Solar panels probably don’t warrant a whole lot of thought outside of Should I get them? Which the obvious answer is yes, very much yes. Especially if you live in Sunny SoCal. But there are quite a few interesting things about solar panels that just might help you in your decision making process when you finally do decide to jump into the pool of renewable energy, such as the various types of panels, lifespan, and efficiency. Here are four of our favorite fun facts about solar panels to help guide you along the way to going green in your home and saving you money on your electric bills.

Various Types Of Panels

Yes, Tesla recently released their version of solar panels. No, those are the differences we’re pointing out to you. There are three different types of solar panels on the market: monocrystalline, polycrystalline, and thin film. Within those three types are a few sub-types, specifically with thin film. For the crystalline varietals, silicon is the material used. Thin film uses a variety of materials (hence the sub-types). The differences between these types of panels also range from price to production to efficiency; three things that will weigh heavily on your final decision. 

Panels Last Anywhere From 2 To 25 Years

Yep, you read that correctly. And yes, that is quite the margin. As we mentioned earlier, part of this is due to the type of panels you choose to get installed. The most durable types of panels are the silicon based mono- or polycrystalline panels. They should serve you for 20-25 years. This is why most of the panels you find on residential roofs are of that ilk. Thin film panels are often used for smaller devices, or on commercial buildings that have tons of space, but can’t handle the weight of the bulky crystalline panels. 

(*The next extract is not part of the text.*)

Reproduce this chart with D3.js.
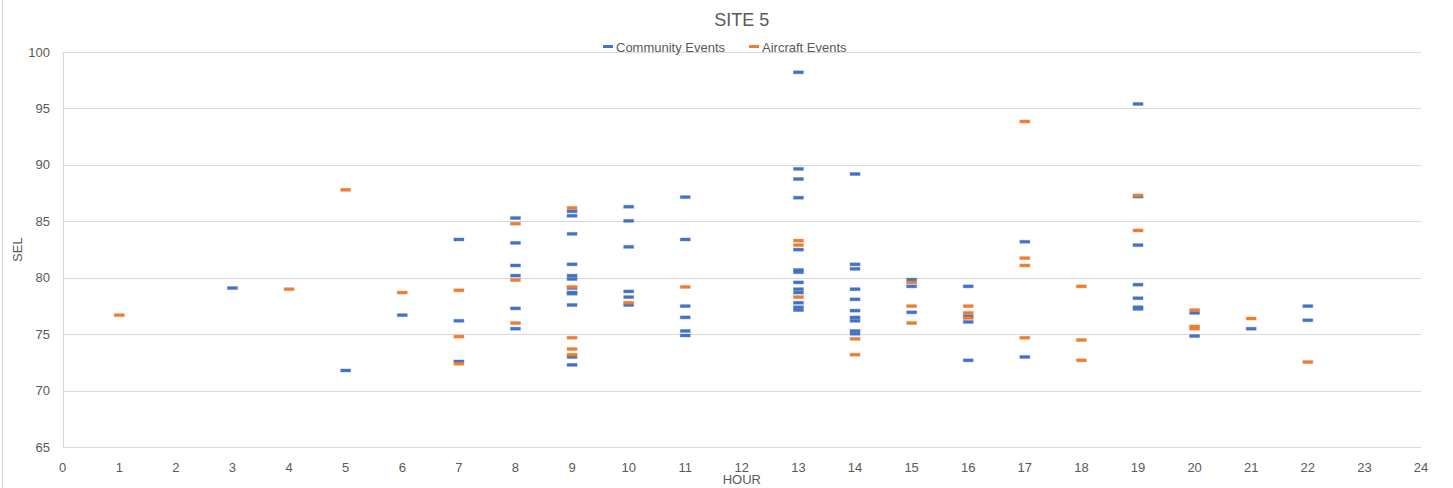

Cost- And Space-Efficiency Is Key

One of the biggest and best guidelines for choosing the best solar option for your home is the cost- and space-efficiency factor. Monocrystalline panels are the most expensive (because they have the purest, most effective form of silicon for converting sunlight to energy) but they also take up less space because they are so effective. The specs of your home will push you one direction or another. Larger roofs can fit more panels, smaller ones can only accommodate so many panels. How much energy your house needs to run properly will also determine how many panels you need and how effective they must be. 

Solar Panels Still Work On A Cloudy Day

You might be thinking to yourself, well what happens when there’s a string of cloudy days in the forecast? Your panels are still working. They just don’t work at maximum efficiency. Your solar panels will collect direct and indirect sunlight, and rain actually helps keep them clean and working well. The only time your panels don’t work is during the night when there is no sunlight whatsoever. It’s at this point that all the energy stored up in the batteries during the daytime kick in. It’s a lovely, renewable cycle that just keeps giving your power and savings.